Want-to-be mushroom hobbyists can get a glimpse into the world of mushroom hunting championships through entertaining descriptions found in Chaper 1 “Forays and Festivals” of Eugenia Bone's mushroom-adventuring book, appropriately entitled Mycophilia [1]. She joined, for example, the annual Morel Breakfast, taking place in an apple orchard in New York west of the Hudson River, and the Illinois State Morel Mushroom Hunting Championship, held in 2007 in and around Henry, a small town on the Illinois River.
  
Mushroom gatherers typically don't hike & pick. They walk around in circles and, when they get close to their prey, they repose into attack mode without fear of snakes, ticks and thorns (page 4 in [1]):
As I [Eugenia Bone at the Morel Breakfast hunt] crawled under one tree, eyes narrowed to avoid scratching my corneas with twigs, I spotted one large brown morel.
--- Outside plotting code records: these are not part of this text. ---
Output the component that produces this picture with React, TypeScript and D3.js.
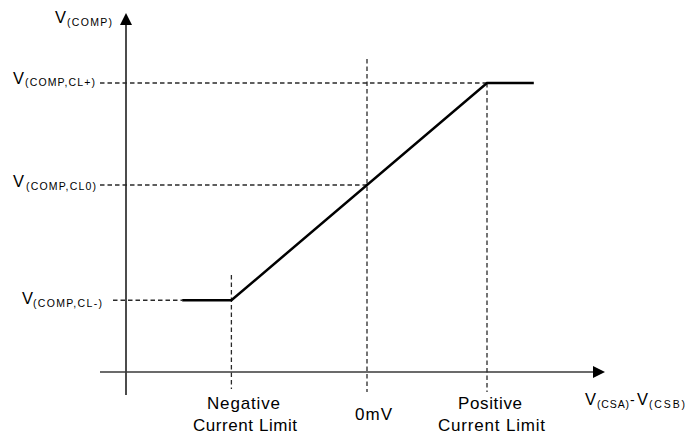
import React from "react";
import * as d3 from "d3";

// Data (arbitrary units): x = V(CSA)-V(CSB), y = V(COMP)
const xKeys = ["negLimit", "zero", "posLimit"];
const xValues = [-1.13, 0, 1.0];
const yLevelNames = ["CL-", "CL0", "CL+"];
const yLevels = [-1.13, 0, 1.0];
const curveX = [-1.54, -1.13, 1.0, 1.39];
const curveY = [-1.13, -1.13, 1.0, 1.0];
const bottomLabels = [["Negative", "Current Limit"], ["0mV"], ["Positive", "Current Limit"]];

const W = 688, H = 434;
const x = d3.scaleLinear().domain([0, 1]).range([367, 487]);
const y = d3.scaleLinear().domain([0, 1]).range([185, 83]);

const FONT = "'Liberation Sans', Arial, sans-serif";
const DASH = "4.5,3";

function VLabel({ xV, wV, xS, wS, base, sub, size = 17, subSize = 10.5 }: any) {
  return (
    <g fontFamily={FONT} fill="#000">
      <text x={xV} y={base} fontSize={size} textLength={wV} lengthAdjust="spacingAndGlyphs">V</text>
      <text x={xS} y={base + 2.5} fontSize={subSize} textLength={wS} lengthAdjust="spacing">{sub}</text>
    </g>
  );
}

export default function App() {
  const line = d3.line<number>().x((d, i) => x(curveX[i])).y((d, i) => y(curveY[i]));
  const axisY = y.invert(372);
  const axisX = x.invert(126);
  const path = line(curveX as any) || "";

  const xLeft = x.invert(100), xRight = x.invert(594);
  const yBottom = y.invert(395), yTop = y.invert(24);

  // dashed guides
  const hStart = [x.invert(113), x.invert(100), x.invert(100)];
  const hEnd = [curveX[0], xValues[1], xValues[2]];
  const vTop = [y.invert(275), y.invert(59), yLevels[2]];
  const vBottom = [y.invert(389), y.invert(392), y.invert(392)];

  return (
    <svg width={W} height={H} style={{ position: "absolute", left: 0, top: 0, background: "#fff" }}>
      {/* axes */}
      <line x1={x(axisX)} x2={x(axisX)} y1={y(yBottom)} y2={y(yTop)} stroke="#111" strokeWidth={1.5} />
      <path d={`M${x(axisX) - 6},${y(yTop) + 1} L${x(axisX)},${y(yTop) - 11} L${x(axisX) + 6},${y(yTop) + 1} Z`} fill="#000" />
      <line x1={x(xLeft)} x2={x(xRight)} y1={y(axisY)} y2={y(axisY)} stroke="#3a3a3a" strokeWidth={1.6} />
      <path d={`M${x(xRight) - 1},${y(axisY) - 6} L${x(xRight) + 11},${y(axisY)} L${x(xRight) - 1},${y(axisY) + 6} Z`} fill="#000" />

      {/* dashed horizontal guides */}
      {yLevels.map((v, i) => (
        <line key={"h" + i} x1={x(hStart[i])} x2={x(hEnd[i])} y1={y(v)} y2={y(v)} stroke="#2a2a2a" strokeWidth={1.3} strokeDasharray={DASH} />
      ))}
      {/* dashed vertical guides */}
      {xValues.map((v, i) => (
        <line key={"v" + i} x1={x(v)} x2={x(v)} y1={y(vTop[i])} y2={y(vBottom[i])} stroke="#2a2a2a" strokeWidth={1.3} strokeDasharray={DASH} />
      ))}

      {/* transfer curve */}
      <path d={path} fill="none" stroke="#000" strokeWidth={2.5} strokeLinejoin="miter" />

      {/* y labels */}
      <VLabel xV={55} wV={11} xS={67} wS={45} base={23} sub="(COMP)" />
      <VLabel xV={13} wV={11} xS={25} wS={70} base={y(yLevels[2]) + 0.5} sub="(COMP,CL+)" />
      <VLabel xV={13} wV={11} xS={26} wS={70} base={y(yLevels[1]) + 2} sub="(COMP,CL0)" />
      <VLabel xV={22} wV={11} xS={33} wS={69} base={y(yLevels[0]) + 4} sub="(COMP,CL-)" />

      {/* x axis label */}
      <g fontFamily={FONT} fill="#000">
        <text x={585} y={405} fontSize={17} textLength={11} lengthAdjust="spacingAndGlyphs">V</text>
        <text x={597} y={408} fontSize={10.5} textLength={32} lengthAdjust="spacing">(CSA)</text>
        <text x={630} y={405} fontSize={14}>-</text>
        <text x={637} y={405} fontSize={17} textLength={11} lengthAdjust="spacingAndGlyphs">V</text>
        <text x={649} y={408} fontSize={10.5} textLength={36} lengthAdjust="spacing">(CSB)</text>
      </g>

      {/* bottom labels */}
      <g fontFamily={FONT} fill="#000" fontSize={17}>
        <text x={207} y={409} textLength={73} lengthAdjust="spacing">{bottomLabels[0][0]}</text>
        <text x={193} y={431} textLength={104} lengthAdjust="spacing">{bottomLabels[0][1]}</text>
        <text x={355} y={420} textLength={37} lengthAdjust="spacing">{bottomLabels[1][0]}</text>
        <text x={458} y={409} textLength={64} lengthAdjust="spacing">{bottomLabels[2][0]}</text>
        <text x={438} y={431} textLength={107} lengthAdjust="spacing">{bottomLabels[2][1]}</text>
      </g>
    </svg>
  );
}
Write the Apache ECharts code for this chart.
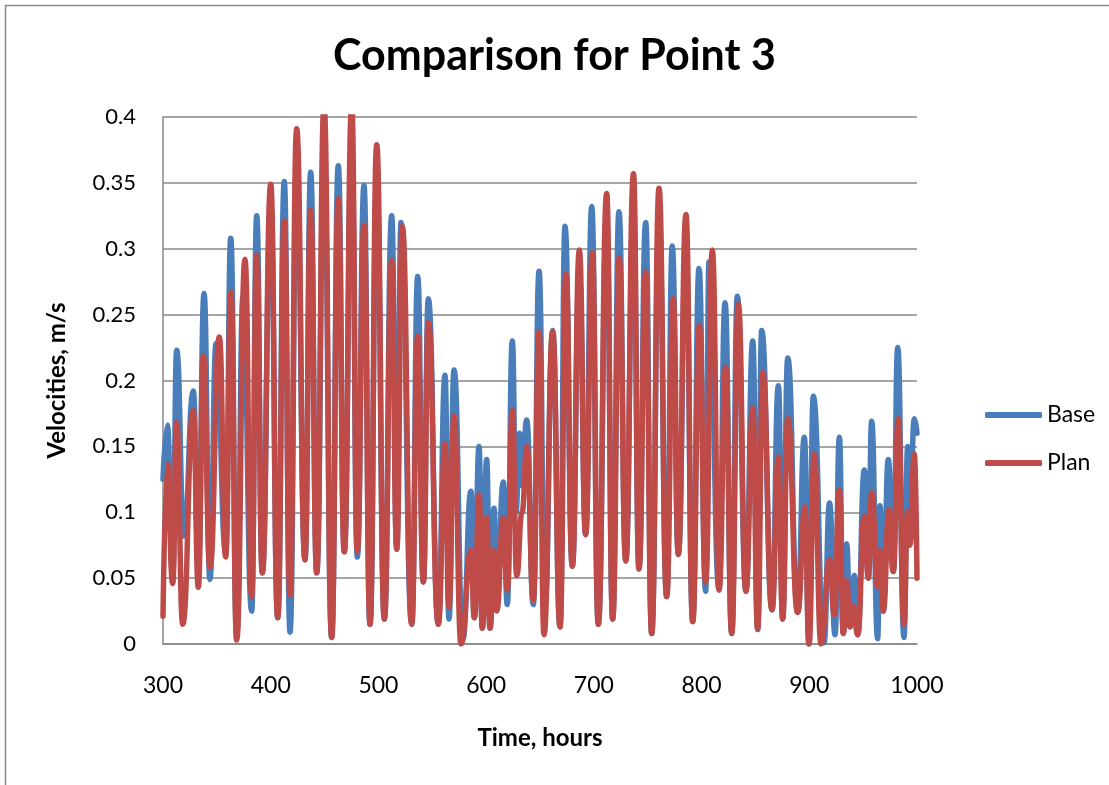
<!DOCTYPE html>
<html>
<head>
<meta charset="utf-8">
<title>Comparison for Point 3</title>
<script src="https://cdn.jsdelivr.net/npm/echarts@6/dist/echarts.min.js"></script>
<style>
  html, body { margin: 0; padding: 0; background: #ffffff; }
  #chart { width: 1109px; height: 785px; }
</style>
</head>
<body>
<div id="chart"></div>
<script>
// Velocity turning points (hours, m/s) for the two runs at Point 3
const baseHours = [
  300, 304.0, 309.0, 312.7, 319.5, 328.1, 332.8, 338.1, 343.6, 349.2,
  358.2, 362.9, 368.4, 374.3, 382.3, 387.0, 392.2, 400.0, 406.5, 412.6,
  417.9, 424.1, 431.8, 437.1, 442.7, 449.5, 456.6, 462.7, 468.3, 475.2,
  480.4, 486.6, 492.2, 498.4, 505.5, 512.3, 517.0, 521.0, 530.9, 536.5,
  541.7, 546.3, 555.6, 561.8, 565.5, 570.2, 578.5, 585.9, 589.0, 593.4,
  596.4, 600.5, 603.6, 607.3, 610.1, 615.9, 619.6, 624.3, 627.7, 631.0,
  633.3, 637.6, 643.8, 649.1, 654.6, 661.8, 668.6, 673.2, 680.0, 686.5,
  692.4, 698.0, 704.1, 711.9, 717.5, 723.3, 729.6, 736.8, 741.9, 748.1,
  753.7, 760.5, 767.6, 772.8, 778.4, 785.5, 791.8, 797.6, 803.8, 806.9,
  816.2, 821.8, 828.0, 833.2, 841.2, 847.5, 852.1, 855.8, 865.4, 871.3,
  875.3, 880.0, 889.2, 895.4, 899.7, 903.7, 913.7, 918.8, 923.9, 927.9,
  931.6, 934.7, 937.8, 941.8, 944.9, 951.1, 954.8, 957.9, 963.5, 965.6,
  968.7, 973.3, 978.0, 982.1, 987.9, 991.4, 993.5, 997.5, 1000
];
const baseVel = [
  0.125, 0.166, 0.050, 0.223, 0.082, 0.192, 0.060, 0.266, 0.049, 0.228,
  0.070, 0.308, 0.005, 0.264, 0.025, 0.325, 0.054, 0.330, 0.020, 0.351,
  0.009, 0.360, 0.064, 0.358, 0.054, 0.370, 0.005, 0.363, 0.070, 0.380,
  0.066, 0.348, 0.015, 0.350, 0.019, 0.325, 0.072, 0.320, 0.015, 0.279,
  0.047, 0.262, 0.015, 0.204, 0.019, 0.208, 0.004, 0.116, 0.020, 0.150,
  0.012, 0.140, 0.012, 0.103, 0.035, 0.123, 0.030, 0.230, 0.100, 0.160,
  0.120, 0.170, 0.030, 0.283, 0.030, 0.238, 0.013, 0.317, 0.059, 0.280,
  0.083, 0.332, 0.015, 0.320, 0.019, 0.328, 0.063, 0.330, 0.057, 0.320,
  0.008, 0.320, 0.036, 0.302, 0.068, 0.300, 0.017, 0.285, 0.040, 0.290,
  0.041, 0.259, 0.008, 0.264, 0.040, 0.230, 0.011, 0.238, 0.026, 0.196,
  0.019, 0.217, 0.024, 0.157, 0.000, 0.188, 0.001, 0.107, 0.007, 0.157,
  0.008, 0.076, 0.013, 0.052, 0.007, 0.132, 0.050, 0.169, 0.004, 0.105,
  0.025, 0.140, 0.055, 0.225, 0.005, 0.150, 0.100, 0.171, 0.160
];

const planHours = [
  300, 304.0, 309.0, 312.7, 318.3, 328.1, 332.8, 337.4, 343.6, 352.3,
  358.2, 363.1, 368.4, 376.1, 382.3, 387.0, 392.2, 400.0, 406.5, 412.6,
  417.9, 424.1, 431.8, 437.1, 442.7, 449.5, 456.6, 462.7, 468.3, 475.2,
  480.4, 486.6, 492.2, 498.4, 505.5, 512.3, 517.0, 522.2, 530.9, 536.5,
  541.7, 546.3, 555.6, 561.8, 565.5, 570.2, 576.7, 585.9, 589.0, 593.6,
  596.4, 600.5, 603.6, 607.3, 609.8, 615.9, 619.6, 624.3, 628.4, 633.3,
  637.9, 643.8, 649.1, 653.7, 661.8, 668.6, 674.1, 680.0, 686.5, 692.4,
  698.6, 704.1, 711.9, 717.5, 723.6, 729.6, 736.8, 741.9, 748.1, 753.7,
  760.5, 767.6, 773.8, 778.4, 785.5, 791.8, 797.9, 803.8, 810.0, 816.2,
  822.4, 828.0, 834.1, 841.2, 847.5, 852.1, 856.8, 865.4, 871.3, 875.3,
  880.0, 889.2, 896.0, 899.7, 904.6, 910.9, 918.8, 923.2, 927.9, 931.6,
  934.7, 937.8, 940.9, 944.9, 951.1, 954.8, 957.9, 963.5, 965.6, 968.7,
  974.0, 978.0, 982.6, 987.9, 991.2, 993.5, 997.5, 1000
];
const planVel = [
  0.021, 0.137, 0.046, 0.168, 0.015, 0.177, 0.043, 0.219, 0.058, 0.233,
  0.066, 0.267, 0.003, 0.292, 0.036, 0.295, 0.054, 0.349, 0.020, 0.321,
  0.037, 0.391, 0.064, 0.329, 0.054, 0.410, 0.005, 0.338, 0.070, 0.410,
  0.070, 0.318, 0.015, 0.379, 0.019, 0.291, 0.072, 0.317, 0.015, 0.234,
  0.047, 0.244, 0.015, 0.152, 0.028, 0.173, 0.000, 0.071, 0.020, 0.113,
  0.012, 0.096, 0.012, 0.071, 0.025, 0.096, 0.041, 0.177, 0.052, 0.100,
  0.150, 0.033, 0.237, 0.007, 0.237, 0.013, 0.281, 0.059, 0.299, 0.083,
  0.297, 0.015, 0.342, 0.019, 0.293, 0.063, 0.357, 0.057, 0.282, 0.008,
  0.346, 0.036, 0.262, 0.068, 0.326, 0.017, 0.242, 0.047, 0.299, 0.041,
  0.210, 0.008, 0.258, 0.040, 0.179, 0.011, 0.206, 0.026, 0.142, 0.019,
  0.171, 0.024, 0.104, 0.000, 0.144, 0.000, 0.064, 0.022, 0.117, 0.008,
  0.048, 0.013, 0.029, 0.007, 0.097, 0.050, 0.115, 0.043, 0.071, 0.025,
  0.102, 0.055, 0.171, 0.015, 0.100, 0.075, 0.144, 0.050
];

const seriesNames = ['Base', 'Plan'];
const yTicks = [0, 0.05, 0.1, 0.15, 0.2, 0.25, 0.3, 0.35, 0.4];
const xTicks = [300, 400, 500, 600, 700, 800, 900, 1000];

const FONT = 'Lato, "Open Sans", sans-serif';
const GRID_GREY = '#878787';

const toPairs = (hours, vel) => hours.map((h, i) => [h, vel[i]]);

const chart = echarts.init(document.getElementById('chart'), null, { renderer: 'canvas' });

chart.setOption({
  backgroundColor: '#ffffff',
  animation: false,
  title: {
    text: 'Comparison for Point 3',
    left: 'center',
    top: 30,
    textStyle: { fontFamily: FONT, fontSize: 43, fontWeight: 'bold', color: '#000000' }
  },
  legend: {
    orient: 'vertical',
    left: 980,
    top: 398,
    itemWidth: 57,
    itemHeight: 6,
    itemGap: 24,
    icon: 'roundRect',
    data: seriesNames,
    textStyle: { fontFamily: FONT, fontSize: 23, color: '#000000', lineHeight: 24 }
  },
  grid: { left: 163, top: 117, right: 192, bottom: 141, containLabel: false },
  xAxis: {
    type: 'value',
    min: xTicks[0],
    max: xTicks[xTicks.length - 1],
    interval: 100,
    name: 'Time, hours',
    nameLocation: 'middle',
    nameGap: 82,
    nameTextStyle: { fontFamily: FONT, fontSize: 24, fontWeight: 'bold', color: '#000000' },
    axisLine: { show: true, lineStyle: { color: GRID_GREY, width: 1.5 } },
    axisTick: { show: false },
    splitLine: { show: false },
    axisLabel: {
      fontFamily: FONT, fontSize: 23, color: '#000000', margin: 30,
      formatter: v => String(v)
    }
  },
  yAxis: {
    type: 'value',
    min: yTicks[0],
    max: yTicks[yTicks.length - 1],
    interval: 0.05,
    name: 'Velocities, m/s',
    nameLocation: 'middle',
    nameRotate: 90,
    nameGap: 94,
    nameTextStyle: { fontFamily: FONT, fontSize: 24, fontWeight: 'bold', color: '#000000' },
    axisLine: { show: true, lineStyle: { color: GRID_GREY, width: 1.5 } },
    axisTick: { show: false },
    splitLine: { show: true, lineStyle: { color: GRID_GREY, width: 1.5 } },
    axisLabel: {
      fontFamily: FONT, fontSize: 22, color: '#000000', margin: 27,
      formatter: v => String(Math.round(v * 100) / 100)
    }
  },
  series: [
    {
      name: seriesNames[0],
      type: 'line',
      data: toPairs(baseHours, baseVel),
      showSymbol: false,
      symbol: 'none',
      smooth: 0.5,
      smoothMonotone: 'x',
      clip: true,
      color: '#4A7EBB',
      lineStyle: { color: '#4A7EBB', width: 5.5, cap: 'round', join: 'round' },
      z: 2
    },
    {
      name: seriesNames[1],
      type: 'line',
      data: toPairs(planHours, planVel),
      showSymbol: false,
      symbol: 'none',
      smooth: 0.5,
      smoothMonotone: 'x',
      clip: true,
      color: '#BE4B48',
      lineStyle: { color: '#BE4B48', width: 5.5, cap: 'round', join: 'round' },
      z: 3
    }
  ],
  graphic: [
    {
      type: 'polyline',
      silent: true,
      shape: { points: [[5.5, 785], [5.5, 5.5], [1109, 5.5]] },
      style: { stroke: '#8a8a8a', lineWidth: 1.5, fill: null }
    }
  ]
});
</script>
</body>
</html>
And then I saw her. Apple checked and undaunted by the thorns, her gray bun pulled askew by snapping branches, crawled an elderly lady from the opposite direction toward the very morel— the only morel—I'd spotted.

Indeed, the world of humans is as weird as the world of mushrooms!

Reference
[1: ] Eugenia Bone: Mycophilia— Revelations from the Weird World of Mushrooms. Rodale, New York, 2011.